You can change the art style to further refine the images, in this case switching from “surrealist art” to “art nouveau.”

As another demonstration of how the frame influences the output, here we switch to “watercolor” with the same style.

Different seasons can be applied to images to influence the setting and tone of the image.

There is a near-infinite variety of combinations of frames and styles and we only scratch the surface here.

Artists can be used to fine-tune your prompts as well. The following are versions of the same prompt, "person shopping at a grocery store," styled to look like works of art from famous historic painters.

Start with a base prompt of “painting of a human cyborg in a city {artist} 8K highly detailed.”

While the subject is a bit unorthodox for this group, each painting fits the expected style profile of each artist.

We can alter the style by modifying the tone, in this case, to “muted tones”:

You can further alter the output by modifying both the frame and the tone to get unique results, in this case, a frame of a “3D model painting” with neon tones.

Adding the qualifier, “the most beautiful image you’ve ever seen” yields eye-catching results.

And depictions such as “3D model paintings” yield unique, novel works of art.

By modifying the frame and style of the image, you can yield some amazing and novel results. Try different combinations of style modifiers, including “dramatic lighting”, or “washed colors” in addition to the examples that we provided to fine-tune your concepts further.

We hardly scratched the surface in this guide, and look forward to amazing new creations from the community.

4. Seed

A combination of the same seed, same prompt, and same version of Stable Diffusion will always result in the same image.

If you are getting different images for the same prompt, it is likely caused by using a random seed instead of a fixed seed. For example, "Bright orange tennis shoes, realistic lighting e-commerce website" can be varied by modifying the value of the random seed.

Changing any of these values will result in a different image. You can hold the prompt or seed in place and traverse the latent space by changing the other variable. This method provides a deterministic way to find similar images and vary the images slightly.

Varying the prompt to "bright blue suede dress shoes, realistic lighting e-commerce website" and holding the seed in place at 3732591490 produces results with similar compositions but matching the desired prompt. And again, holding that prompt in place and traversing the latent space by changing the seed produces different variations:

To summarize a good way to structure your prompts is to include the elements of “[frame] [main subject] [style type] [modifiers]” or “A [frame type] of a [main subject], [style example]” And an optional seed. The order of these exact phrases may alter your outcome, so if you are looking for a particular result it is best to experiment with all of these values until you are satisfied with the result.

4. Prompt Length

Generally, prompts should be just as verbose as you need them to be to get the desired result. It is best to start with a simple prompt to experiment with the results returned and then refine your prompts, extending the length as needed.

However, many fine-tuned prompts already exist that should be reused or modified.
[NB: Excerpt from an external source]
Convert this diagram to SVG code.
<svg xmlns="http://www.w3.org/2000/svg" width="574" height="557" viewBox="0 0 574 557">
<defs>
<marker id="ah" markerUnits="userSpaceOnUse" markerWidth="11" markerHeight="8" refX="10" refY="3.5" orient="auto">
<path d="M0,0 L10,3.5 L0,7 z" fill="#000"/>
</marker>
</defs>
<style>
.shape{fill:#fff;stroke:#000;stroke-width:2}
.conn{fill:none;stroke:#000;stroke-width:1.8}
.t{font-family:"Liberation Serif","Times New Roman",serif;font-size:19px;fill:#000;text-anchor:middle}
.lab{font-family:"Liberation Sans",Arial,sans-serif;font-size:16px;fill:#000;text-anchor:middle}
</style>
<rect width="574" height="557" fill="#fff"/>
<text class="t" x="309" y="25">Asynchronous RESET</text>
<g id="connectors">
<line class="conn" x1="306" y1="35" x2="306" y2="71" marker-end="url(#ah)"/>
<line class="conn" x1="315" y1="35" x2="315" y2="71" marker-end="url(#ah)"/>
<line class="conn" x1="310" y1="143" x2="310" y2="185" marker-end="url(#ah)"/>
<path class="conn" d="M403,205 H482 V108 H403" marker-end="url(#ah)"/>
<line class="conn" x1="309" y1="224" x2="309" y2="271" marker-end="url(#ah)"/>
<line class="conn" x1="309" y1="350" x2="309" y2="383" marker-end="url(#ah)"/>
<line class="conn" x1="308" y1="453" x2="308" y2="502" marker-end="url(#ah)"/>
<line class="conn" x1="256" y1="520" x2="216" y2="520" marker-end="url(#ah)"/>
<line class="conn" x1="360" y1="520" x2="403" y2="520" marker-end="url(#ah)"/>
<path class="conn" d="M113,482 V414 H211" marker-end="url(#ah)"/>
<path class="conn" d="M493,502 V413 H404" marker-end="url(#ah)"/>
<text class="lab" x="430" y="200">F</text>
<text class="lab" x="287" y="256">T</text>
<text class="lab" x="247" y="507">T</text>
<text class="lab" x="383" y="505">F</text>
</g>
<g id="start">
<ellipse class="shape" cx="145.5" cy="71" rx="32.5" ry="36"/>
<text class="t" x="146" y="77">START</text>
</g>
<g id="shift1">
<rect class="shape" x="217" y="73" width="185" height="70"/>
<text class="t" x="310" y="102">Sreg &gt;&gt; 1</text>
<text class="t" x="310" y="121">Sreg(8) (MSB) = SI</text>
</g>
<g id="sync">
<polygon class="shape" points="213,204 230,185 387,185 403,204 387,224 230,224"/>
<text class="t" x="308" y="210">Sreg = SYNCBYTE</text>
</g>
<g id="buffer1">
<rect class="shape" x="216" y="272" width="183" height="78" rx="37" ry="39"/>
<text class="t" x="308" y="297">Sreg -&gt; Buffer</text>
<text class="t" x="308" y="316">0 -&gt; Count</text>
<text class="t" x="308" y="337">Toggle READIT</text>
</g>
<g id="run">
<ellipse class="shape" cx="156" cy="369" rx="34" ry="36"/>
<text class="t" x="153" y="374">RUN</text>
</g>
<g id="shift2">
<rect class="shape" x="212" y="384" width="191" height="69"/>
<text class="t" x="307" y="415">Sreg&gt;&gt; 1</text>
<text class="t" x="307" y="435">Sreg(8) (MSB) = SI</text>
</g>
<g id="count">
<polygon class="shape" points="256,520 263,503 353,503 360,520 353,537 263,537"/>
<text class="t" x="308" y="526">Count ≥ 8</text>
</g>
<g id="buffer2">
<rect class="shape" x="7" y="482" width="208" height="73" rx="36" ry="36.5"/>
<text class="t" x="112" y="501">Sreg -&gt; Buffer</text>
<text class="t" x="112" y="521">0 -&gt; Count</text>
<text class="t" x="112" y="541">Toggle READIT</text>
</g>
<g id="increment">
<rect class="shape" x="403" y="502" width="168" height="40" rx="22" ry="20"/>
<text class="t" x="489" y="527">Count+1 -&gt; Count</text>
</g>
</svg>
Modifiers such as "ultra-realistic," "octane render," and "unreal engine" tend to help refine the quality of images, as you can see in some of the examples below.

“A female daytrader with glasses in a clean home office at her computer working looking out the window, ultra realistic, concept art, intricate details, serious, highly detailed, photorealistic, octane render, 8 k, unreal engine”
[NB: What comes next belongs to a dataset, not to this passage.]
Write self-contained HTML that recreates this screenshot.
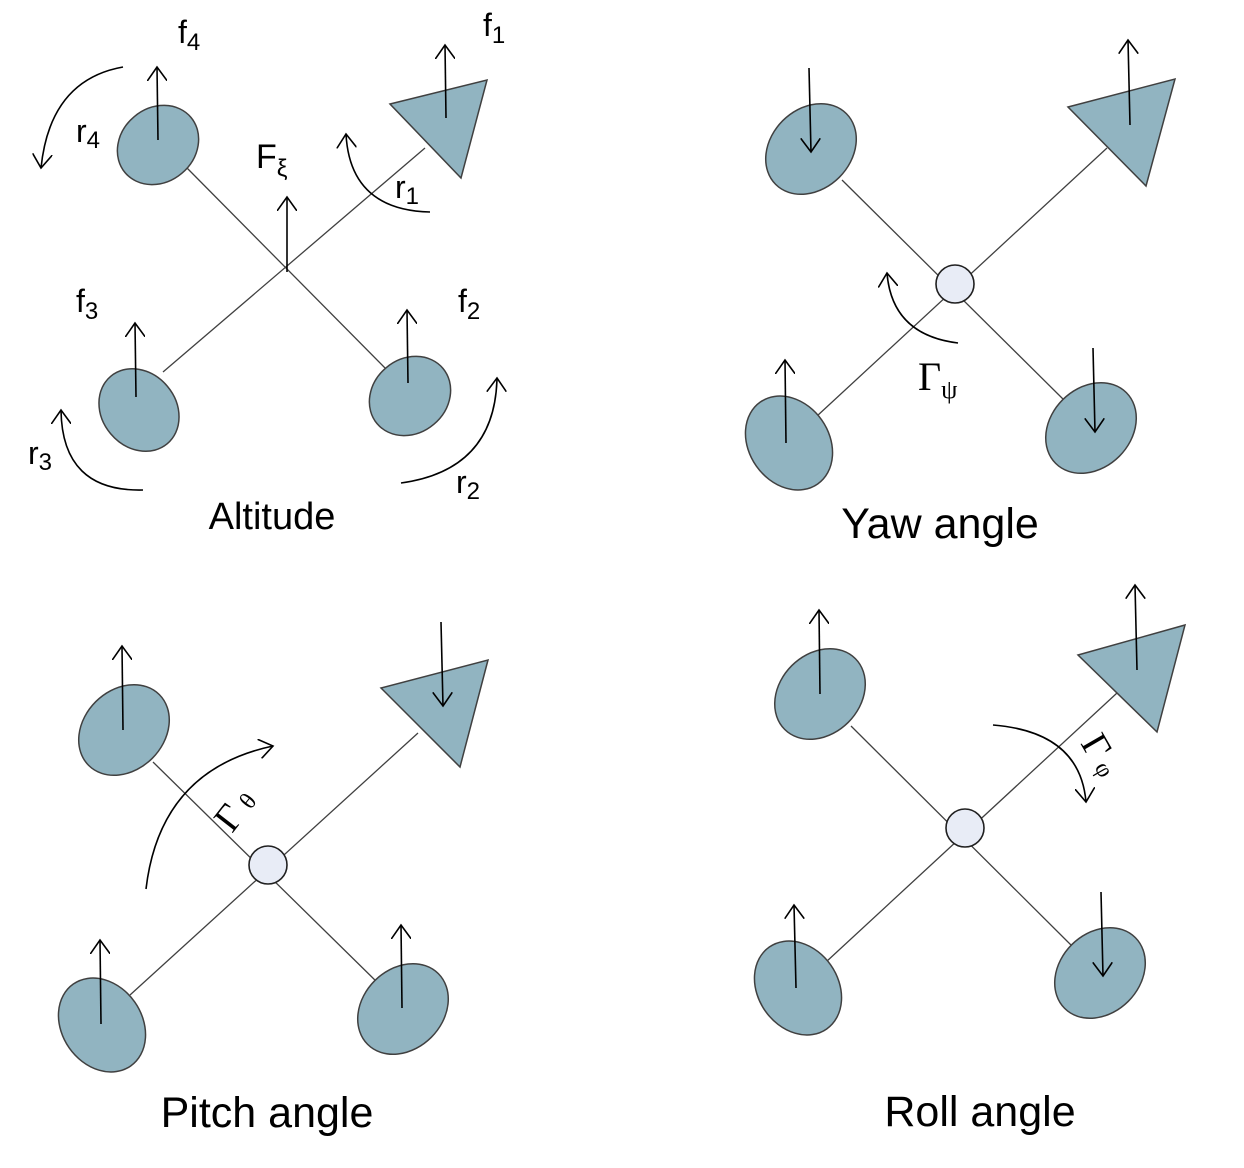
<!DOCTYPE html>
<html><head><meta charset="utf-8"><style>
html,body{margin:0;padding:0;background:#fff;}
svg{display:block;}
.l{stroke:#404040;stroke-width:1.3;fill:none}
.a{stroke:#000;stroke-width:1.6;fill:none}
.e{fill:#91b4c1;stroke:#404040;stroke-width:1.5}
.c{fill:#e8ecf6;stroke:#202020;stroke-width:1.6}
.t{font-family:"Liberation Sans",sans-serif;fill:#000}
.s{font-family:"Liberation Serif",serif;fill:#000}
</style></head><body>
<svg width="1244" height="1168" viewBox="0 0 1244 1168" xmlns="http://www.w3.org/2000/svg">
<defs>
<marker id="h" markerWidth="20" markerHeight="20" refX="14" refY="10" orient="auto" markerUnits="userSpaceOnUse">
<path d="M0,0 L14,10 L0,20" fill="none" stroke="#000" stroke-width="1.6"/>
</marker>
</defs>

<!-- Panel 1: Altitude -->
<line class="l" x1="187" y1="168" x2="387" y2="370"/>
<line class="l" x1="163" y1="372" x2="425" y2="148"/>
<ellipse class="e" cx="158" cy="145" rx="43" ry="37" transform="rotate(-40 158 145)"/>
<ellipse class="e" cx="139" cy="410" rx="44" ry="37" transform="rotate(50 139 410)"/>
<ellipse class="e" cx="410" cy="396" rx="43" ry="37" transform="rotate(-40 410 396)"/>
<polygon class="e" points="390,104 487,80 461,178"/>
<line class="a" x1="158" y1="140" x2="157" y2="67" marker-end="url(#h)"/>
<line class="a" x1="446" y1="118" x2="445" y2="45" marker-end="url(#h)"/>
<line class="a" x1="287" y1="272" x2="287" y2="197" marker-end="url(#h)"/>
<line class="a" x1="136" y1="397" x2="135" y2="323" marker-end="url(#h)"/>
<line class="a" x1="408" y1="383" x2="407" y2="310" marker-end="url(#h)"/>
<path class="a" d="M123,67 Q50,80 41,168" marker-end="url(#h)"/>
<path class="a" d="M430,212 Q350,210 346,134" marker-end="url(#h)"/>
<path class="a" d="M143,490 Q62,492 61,410" marker-end="url(#h)"/>
<path class="a" d="M401,483 Q495,470 497,378" marker-end="url(#h)"/>
<text class="t" x="178" y="43" font-size="32">f<tspan font-size="24" dy="7">4</tspan></text>
<text class="t" x="483" y="36" font-size="32">f<tspan font-size="24" dy="7">1</tspan></text>
<text class="t" x="256" y="168" font-size="34">F<tspan font-size="24" dy="8">ξ</tspan></text>
<text class="t" x="76" y="142" font-size="32">r<tspan font-size="24" dy="6">4</tspan></text>
<text class="t" x="395" y="198" font-size="32">r<tspan font-size="24" dy="6">1</tspan></text>
<text class="t" x="76" y="312" font-size="32">f<tspan font-size="24" dy="7">3</tspan></text>
<text class="t" x="458" y="312" font-size="32">f<tspan font-size="24" dy="7">2</tspan></text>
<text class="t" x="28" y="464" font-size="32">r<tspan font-size="24" dy="6">3</tspan></text>
<text class="t" x="456" y="493" font-size="32">r<tspan font-size="24" dy="6">2</tspan></text>
<text class="t" x="272" y="529" font-size="38" text-anchor="middle">Altitude</text>

<!-- Panel 2: Yaw -->
<line class="l" x1="842" y1="180" x2="1066" y2="402"/>
<line class="l" x1="817" y1="416" x2="1107" y2="148"/>
<circle class="c" cx="955" cy="284" r="19"/>
<ellipse class="e" cx="811" cy="149" rx="50" ry="40" transform="rotate(-45 811 149)"/>
<ellipse class="e" cx="789" cy="443" rx="50" ry="40" transform="rotate(55 789 443)"/>
<ellipse class="e" cx="1091" cy="428" rx="50" ry="40" transform="rotate(-45 1091 428)"/>
<polygon class="e" points="1068,107 1175,79 1146,186"/>
<line class="a" x1="809" y1="68" x2="811" y2="152" marker-end="url(#h)"/>
<line class="a" x1="1130" y1="125" x2="1128" y2="40" marker-end="url(#h)"/>
<line class="a" x1="786" y1="443" x2="785" y2="360" marker-end="url(#h)"/>
<line class="a" x1="1093" y1="348" x2="1095" y2="432" marker-end="url(#h)"/>
<path class="a" d="M958,343 Q892,335 887,273" marker-end="url(#h)"/>
<text class="s" x="918" y="390" font-size="40">Γ<tspan font-size="26" dy="8">ψ</tspan></text>
<text class="t" x="940" y="538" font-size="43" text-anchor="middle">Yaw angle</text>

<!-- Panel 3: Pitch -->
<line class="l" x1="153" y1="762" x2="380" y2="985"/>
<line class="l" x1="130" y1="995" x2="418" y2="733"/>
<circle class="c" cx="268" cy="865" r="19"/>
<ellipse class="e" cx="124" cy="730" rx="50" ry="40" transform="rotate(-45 124 730)"/>
<ellipse class="e" cx="102" cy="1025" rx="50" ry="40" transform="rotate(55 102 1025)"/>
<ellipse class="e" cx="403" cy="1009" rx="50" ry="40" transform="rotate(-45 403 1009)"/>
<polygon class="e" points="381,688 488,660 460,767"/>
<line class="a" x1="123" y1="730" x2="122" y2="646" marker-end="url(#h)"/>
<line class="a" x1="101" y1="1024" x2="100" y2="940" marker-end="url(#h)"/>
<line class="a" x1="402" y1="1008" x2="401" y2="925" marker-end="url(#h)"/>
<line class="a" x1="441" y1="622" x2="443" y2="706" marker-end="url(#h)"/>
<path class="a" d="M146,889 Q160,770 273,746" marker-end="url(#h)"/>
<text class="s" x="0" y="0" font-size="38" transform="translate(232,834) rotate(-52)">Γ<tspan font-size="24" dx="8">θ</tspan></text>
<text class="t" x="267" y="1127" font-size="43" text-anchor="middle">Pitch angle</text>

<!-- Panel 4: Roll -->
<line class="l" x1="851" y1="726" x2="1076" y2="950"/>
<line class="l" x1="826" y1="962" x2="1117" y2="693"/>
<circle class="c" cx="965" cy="828" r="19"/>
<ellipse class="e" cx="820" cy="694" rx="50" ry="40" transform="rotate(-45 820 694)"/>
<ellipse class="e" cx="798" cy="988" rx="50" ry="40" transform="rotate(55 798 988)"/>
<ellipse class="e" cx="1100" cy="973" rx="50" ry="40" transform="rotate(-45 1100 973)"/>
<polygon class="e" points="1078,655 1185,625 1157,732"/>
<line class="a" x1="820" y1="694" x2="819" y2="610" marker-end="url(#h)"/>
<line class="a" x1="796" y1="988" x2="794" y2="905" marker-end="url(#h)"/>
<line class="a" x1="1137" y1="670" x2="1135" y2="585" marker-end="url(#h)"/>
<line class="a" x1="1101" y1="892" x2="1103" y2="976" marker-end="url(#h)"/>
<path class="a" d="M993,725 Q1080,732 1086,802" marker-end="url(#h)"/>
<text class="s" x="0" y="0" font-size="38" transform="translate(1080,743) rotate(60)">Γ<tspan font-size="24" dx="6">φ</tspan></text>
<text class="t" x="980" y="1126" font-size="43" text-anchor="middle">Roll angle</text>
</svg>
</body></html>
“portrait photo of a man staring serious eyes with green, purple and pink facepaint, 50mm portrait photography, hard rim lighting photography–beta –ar 2:3 –beta –upbeta”
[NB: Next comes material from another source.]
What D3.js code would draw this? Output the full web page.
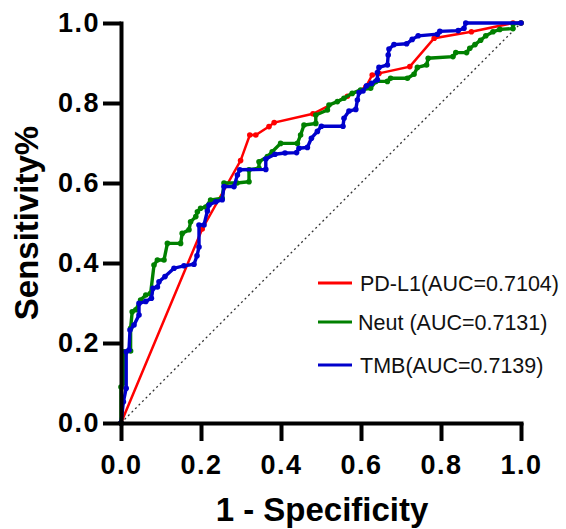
<!DOCTYPE html>
<html>
<head>
<meta charset="utf-8">
<title>ROC curves</title>
<script src="https://cdnjs.cloudflare.com/ajax/libs/d3/7.8.5/d3.min.js"></script>
<style>
body { margin: 0; background: #fff; }
text { font-family: "Liberation Sans", Arial, sans-serif; }
.axis path, .axis line { stroke: #000; stroke-width: 4; }
.axis text { font-size: 27px; font-weight: bold; letter-spacing: 1.5px; fill: #000; }
.title { font-size: 33px; font-weight: bold; }
.legend text { font-size: 21.5px; fill: #111; }
</style>
</head>
<body>
<svg id="chart" width="566" height="529"></svg>
<script>
// 1 - specificity (x) and sensitivity (y) for each marker
var pdl1X = [0, 0.203, 0.299, 0.322, 0.337, 0.37, 0.383, 0.48, 0.566, 0.612, 0.628, 0.645, 0.722, 0.783, 0.876, 0.98, 1];
var pdl1Y = [0, 0.485, 0.656, 0.72, 0.72, 0.741, 0.751, 0.773, 0.817, 0.84, 0.87, 0.874, 0.891, 0.962, 0.978, 1, 1];

var neutX = [0, 0, 0.0075, 0.0075, 0.024, 0.024, 0.028, 0.037, 0.049, 0.062, 0.074, 0.0825, 0.091, 0.1075, 0.116, 0.149, 0.153, 0.17, 0.174, 0.187, 0.191, 0.199, 0.212, 0.224, 0.253, 0.2575, 0.29, 0.32, 0.32, 0.345, 0.345, 0.366, 0.378, 0.399, 0.441, 0.449, 0.4575, 0.487, 0.487, 0.516, 0.52, 0.541, 0.5575, 0.578, 0.599, 0.624, 0.637, 0.666, 0.674, 0.716, 0.7325, 0.741, 0.764, 0.768, 0.83, 0.837, 0.864, 0.872, 0.885, 0.899, 0.912, 0.93, 0.947, 0.98, 0.98, 1];
var neutY = [0, 0.09, 0.1, 0.178, 0.18, 0.237, 0.278, 0.283, 0.3075, 0.32, 0.324, 0.395, 0.4075, 0.4075, 0.449, 0.449, 0.474, 0.483, 0.503, 0.516, 0.528, 0.537, 0.54, 0.5575, 0.562, 0.6, 0.6, 0.603, 0.633, 0.637, 0.653, 0.666, 0.678, 0.699, 0.699, 0.72, 0.745, 0.749, 0.77, 0.7825, 0.795, 0.8035, 0.812, 0.824, 0.8325, 0.837, 0.854, 0.854, 0.862, 0.862, 0.872, 0.889, 0.895, 0.912, 0.916, 0.926, 0.926, 0.937, 0.946, 0.957, 0.968, 0.978, 0.984, 0.986, 0.998, 1];

var tmbX = [0, 0.006, 0.013, 0.013, 0.02, 0.0225, 0.0325, 0.045, 0.045, 0.062, 0.076, 0.08, 0.091, 0.095, 0.11, 0.1325, 0.1575, 0.1825, 0.19, 0.195, 0.195, 0.2075, 0.216, 0.22, 0.237, 0.253, 0.2575, 0.2825, 0.291, 0.297, 0.362, 0.362, 0.385, 0.41, 0.439, 0.445, 0.466, 0.476, 0.491, 0.501, 0.555, 0.5575, 0.57, 0.587, 0.591, 0.595, 0.605, 0.614, 0.626, 0.641, 0.641, 0.645, 0.666, 0.668, 0.67, 0.6825, 0.714, 0.728, 0.743, 0.791, 0.797, 0.843, 0.8575, 0.862, 1];
var tmbY = [0, 0.053, 0.087, 0.178, 0.1825, 0.2325, 0.245, 0.27, 0.299, 0.304, 0.312, 0.337, 0.34, 0.353, 0.366, 0.387, 0.393, 0.397, 0.418, 0.44, 0.495, 0.495, 0.53, 0.545, 0.553, 0.558, 0.591, 0.591, 0.62, 0.633, 0.634, 0.66, 0.672, 0.675, 0.676, 0.687, 0.689, 0.712, 0.729, 0.742, 0.742, 0.762, 0.78, 0.784, 0.8075, 0.826, 0.83, 0.843, 0.849, 0.858, 0.876, 0.889, 0.895, 0.92, 0.935, 0.946, 0.948, 0.959, 0.968, 0.972, 0.979, 0.981, 0.987, 1, 1];

var seriesNames = ["PD-L1(AUC=0.7104)", "Neut (AUC=0.7131)", "TMB(AUC=0.7139)"];
var seriesColors = ["#ff0000", "#008000", "#0000cc"];
var seriesWidths = [2.5, 3.4, 3.4];
var ticks = [0, 0.2, 0.4, 0.6, 0.8, 1.0];

var svg = d3.select("#chart");

var x = d3.scaleLinear().domain([0, 1]).range([121, 521]);
var y = d3.scaleLinear().domain([0, 1]).range([423, 23]);

function zip(xs, ys) {
  return xs.map(function(v, i) { return [v, ys[i]]; });
}

var series = [zip(pdl1X, pdl1Y), zip(neutX, neutY), zip(tmbX, tmbY)];

// reference diagonal
svg.append("line")
  .attr("x1", x(0)).attr("y1", y(0))
  .attr("x2", x(1)).attr("y2", y(1))
  .attr("stroke", "#333")
  .attr("stroke-width", 1.3)
  .attr("stroke-dasharray", "2,3");

var line = d3.line()
  .x(function(d) { return x(d[0]); })
  .y(function(d) { return y(d[1]); });

series.forEach(function(pts, i) {
  var g = svg.append("g");
  g.append("path")
    .attr("d", line(pts))
    .attr("fill", "none")
    .attr("stroke", seriesColors[i])
    .attr("stroke-width", seriesWidths[i]);
  g.selectAll("circle")
    .data(pts)
    .enter().append("circle")
    .attr("cx", function(d) { return x(d[0]); })
    .attr("cy", function(d) { return y(d[1]); })
    .attr("r", 2.8)
    .attr("fill", seriesColors[i]);
});

// axes
svg.append("g")
  .attr("class", "axis")
  .attr("transform", "translate(0," + y(0) + ")")
  .call(d3.axisBottom(x).tickValues(ticks).tickFormat(d3.format(".1f")).tickSize(18).tickSizeOuter(0).tickPadding(14));

svg.append("g")
  .attr("class", "axis")
  .attr("transform", "translate(" + x(0) + ",0)")
  .call(d3.axisLeft(y).tickValues(ticks).tickFormat(d3.format(".1f")).tickSize(18).tickSizeOuter(0).tickPadding(3));

svg.selectAll(".axis path").attr("stroke-linecap", "square");

svg.append("text")
  .attr("class", "title")
  .attr("x", 322)
  .attr("y", 521)
  .attr("text-anchor", "middle")
  .text("1 - Specificity");

svg.append("text")
  .attr("class", "title")
  .attr("transform", "translate(38,223) rotate(-90)")
  .attr("text-anchor", "middle")
  .text("Sensitivity%");

// legend
var legendY = [283, 322, 365];
var legend = svg.append("g").attr("class", "legend");
seriesNames.forEach(function(name, i) {
  legend.append("line")
    .attr("x1", 318).attr("x2", 352)
    .attr("y1", legendY[i]).attr("y2", legendY[i])
    .attr("stroke", seriesColors[i])
    .attr("stroke-width", 3);
  legend.append("text")
    .attr("x", i === 1 ? 358 : 360)
    .attr("y", legendY[i])
    .attr("dy", "0.36em")
    .text(name);
});
</script>
</body>
</html>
“Extremely detailed wide angle photograph, atmospheric, night, reflections, award winning contemporary modern interior design apartment living room, cozy and calm, fabrics and textiles, geometric wood carvings, colorful accents, reflective brass and copper decorations, reading nook, many light sources, lamps, oiled hardwood floors, color sorted book shelves, couch, tv, desk, plants”

“Hyperrealistic and heavy detailed fashion week runway show in the year 2050, leica sl2 50mm, vivid color, high quality, high textured, real life”

“Full-body cyberpunk style sculpture of a young handsome colombian prince half android with a chest opening exposing circuitry and electric sparks, glowing pink eyes, crown of blue flowers, flowing salmon-colored silk, fabric, raptors. baroque elements. full-length view. baroque element. intricate artwork by caravaggio. many many birds birds on background. trending on artstation, octane render, cinematic lighting from the right, hyper realism, octane render, 8k, depth of field, 3d”

“Architectural illustration of an awesome sunny day environment concept art on a cliff, architecture by kengo kuma with village, residential area, mixed development, high - rise made up staircases, balconies, full of clear glass facades, cgsociety, fantastic realism, artstation hq, cinematic, volumetric lighting, vray”

5. Additional Tips

A few additional items are worth mentioning.

Placing the primary subject of the image closer to the beginning of the prompt tends to ensure that subject is included in the image. For instance, compare the two prompts

"A city street with a black velvet couch" at times will miss the intent of the prompt entirely and the resulting image will not include a couch.

By rearranging the prompt to have the keyword "couch" closer to the beginning of the prompt, the resulting images will almost always contain a couch.





There are combinations of subject and location that tend to yield poor results. For instance, "A black Velvet Couch on the surface of the moon" yields uneven results, with different backgrounds and missing couches entirely. However, a similar prompt, "A black velvet couch in a desert" tends to reflect the intent of the prompt, capturing the velvet material, the black color, and the characteristics of the scene more accurately. Presumably, there are more desert images contained in the training data, making the model better at creating coherent scenes for deserts than the moon.





Prompt engineering is an ever-evolving topic, with new tips and tricks being uncovered daily. As more businesses discover the power of diffusion models to help solve their problems, it is likely that a new type of career, "Prompt Engineer" will emerge.